VIP people are difficult to get a meeting with. So, how do you get to arrange a meeting with them? One may follow the stalking approach which Christine Comaford supports that worked for her every time. However, at the end of her post, she felt she had to ask for apology from the person she met (in her case Steve Jobs). Why? Because stalking just doesn’t feel right. And when you approach people in such ways, the problematic nature of this approach usually sticks around for quite a long time, even if the two parties grow a business or friendly relationship afterwards.
There are numerous alternative ways to approach someone famous; simple and innovative ways mostly work. If you are an entrepreneur, you should know that Mark Suster is a VIP in this ecosystem. Here is what we did do get to meet him.
Our technique was inspired by Alec Brownstein, who placed an Ad while he was looking for a new job. If you don’t have the time to go through the above post, here is a short video that explains what this guy did.
Brilliant! Think of it as waiting for the fish to come to the bait. Then, the only think you have to do is just wait (it is not unusual to forget you placed the bait out there in the first place). This is how our Ad looked like:
In our case, we got the idea a bit further by also adding a nice landing page. The landing page included a small gift: a handmade sketch of Mark Suster and looked like this:
(kudos to isketchyouridea for the handmade sketch)
So, not only you inform someone of your presence and intentions, you do it unobtrusively (no stalking) and you also give a small personalized gift that can draw a positive reaction and a smile. Here is how Mark Suster reacted (twitter screenshot):
Great! Everything is going according to plan.

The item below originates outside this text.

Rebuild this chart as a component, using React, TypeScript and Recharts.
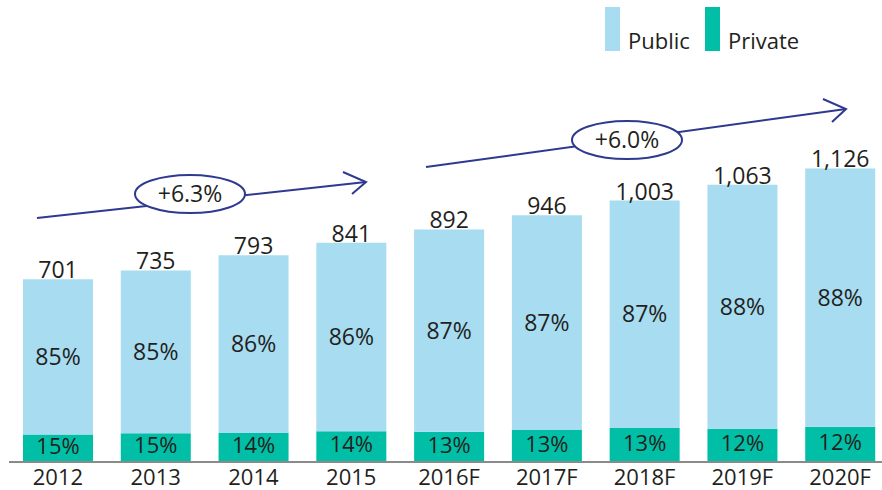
import React from "react";
import { BarChart, Bar, XAxis, YAxis, LabelList } from "recharts";

const years = ["2012", "2013", "2014", "2015", "2016F", "2017F", "2018F", "2019F", "2020F"];
const totals = [701, 735, 793, 841, 892, 946, 1003, 1063, 1126];
const privatePct = [15, 15, 14, 14, 13, 13, 13, 12, 12];
const publicPct = [85, 85, 86, 86, 87, 87, 87, 88, 88];

const PUBLIC_COLOR = "#a7dcf1";
const PRIVATE_COLOR = "#00bfa6";
const TEXT = "#231f20";
const ARROW = "#2e3a8f";
const FONT = "'Open Sans', sans-serif";

const data = years.map((year, i) => {
  const priv = (totals[i] * privatePct[i]) / 100;
  return {
    year,
    total: totals[i],
    private: priv,
    public: totals[i] - priv,
    privatePct: privatePct[i],
    publicPct: publicPct[i],
  };
});

// growth annotations (CAGR arrows)
const growth = [
  { label: "+6.3%", x1: 37, y1: 218, x2: 366, y2: 182, a1: [343, 172], a2: [352, 194], cx: 190, cy: 194 },
  { label: "+6.0%", x1: 426, y1: 167, x2: 846, y2: 109, a1: [823, 99], a2: [832, 122], cx: 627, cy: 140 },
];

const labelStyle = { fill: TEXT, fontSize: 23, fontFamily: FONT };

export default function App() {
  return (
    <div style={{ position: "absolute", left: 0, top: 0, width: 882, height: 490, overflow: "hidden", background: "#fff", fontFamily: FONT }}>
      <BarChart width={890} height={490} data={data} margin={{ top: 97, right: 1, left: 9, bottom: 0 }}>
        <XAxis
          dataKey="year"
          height={28}
          tickLine={false}
          tickSize={0}
          tickMargin={7}
          axisLine={{ stroke: "#8a8a8a", strokeWidth: 2 }}
          tick={{ fill: TEXT, fontSize: 22, fontFamily: FONT }}
          interval={0}
        />
        <YAxis hide domain={[0, 1400]} />
        <Bar dataKey="private" stackId="a" fill={PRIVATE_COLOR} barSize={70} isAnimationActive={false}>
          <LabelList
            dataKey="privatePct"
            position="center"
            dy={-2}
            formatter={(v: any) => `${v}%`}
            style={{ ...labelStyle, fontSize: 22 }}
          />
        </Bar>
        <Bar dataKey="public" stackId="a" fill={PUBLIC_COLOR} barSize={70} isAnimationActive={false}>
          <LabelList dataKey="publicPct" position="center" formatter={(v: any) => `${v}%`} style={labelStyle} />
          <LabelList
            dataKey="total"
            position="top"
            offset={1}
            formatter={(v: any) => Number(v).toLocaleString("en-US")}
            style={labelStyle}
          />
        </Bar>
      </BarChart>

      <svg width={882} height={490} style={{ position: "absolute", left: 0, top: 0, pointerEvents: "none" }}>
        {growth.map((g) => (
          <g key={g.label}>
            <line x1={g.x1} y1={g.y1} x2={g.x2} y2={g.y2} stroke={ARROW} strokeWidth={2} />
            <polyline
              points={`${g.a1[0]},${g.a1[1]} ${g.x2},${g.y2} ${g.a2[0]},${g.a2[1]}`}
              fill="none"
              stroke={ARROW}
              strokeWidth={2}
            />
            <ellipse cx={g.cx} cy={g.cy} rx={55} ry={19} fill="#fff" stroke={ARROW} strokeWidth={2} />
            <text x={g.cx} y={g.cy + 8} textAnchor="middle" fill={TEXT} fontSize={23} fontFamily={FONT}>
              {g.label}
            </text>
          </g>
        ))}
      </svg>

      <div style={{ position: "absolute", left: 605, top: 7, width: 15, height: 44, background: PUBLIC_COLOR }} />
      <div style={{ position: "absolute", left: 628, top: 26, fontSize: 22, color: TEXT, lineHeight: "28px" }}>Public</div>
      <div style={{ position: "absolute", left: 705, top: 7, width: 15, height: 44, background: PRIVATE_COLOR }} />
      <div style={{ position: "absolute", left: 728, top: 26, fontSize: 22, color: TEXT, lineHeight: "28px" }}>Private</div>
    </div>
  );
}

So, next step is to connect. We screwed up a bit here because we did not know how to connect. The easiest think that comes to mind is to use e-mail and that was what we did. Unfortunately, Mark Suster is known for not responding much to e-mails and we did not do our prior research on that. So, two of our e-mails and reminders went unanswered and we thought that it just did not work out. Then, after nearly 3 months, an e-mail pops in our inbox:
“Were you the team that wanted to meet?”
Wow! Mark Suster was actually looking for us in the internet. He visited our website and made the step to connect to us. We replied back and at the same day we set up a later meeting in his offices in LA. The reason he searched for us after almost 3 months is that our approach towards him made a very positive impression. One that I doubt you could have with the stalking approach.
I am not suggesting you should copy the same approach nor that you shouldn’t do so. This post is about expressing innovation in the approach procedure just as you express innovation with your startup. It is an example of thinking out-of-the-box (again, the original idea is not ours but Alec Brownstein’s) to get from point A to B.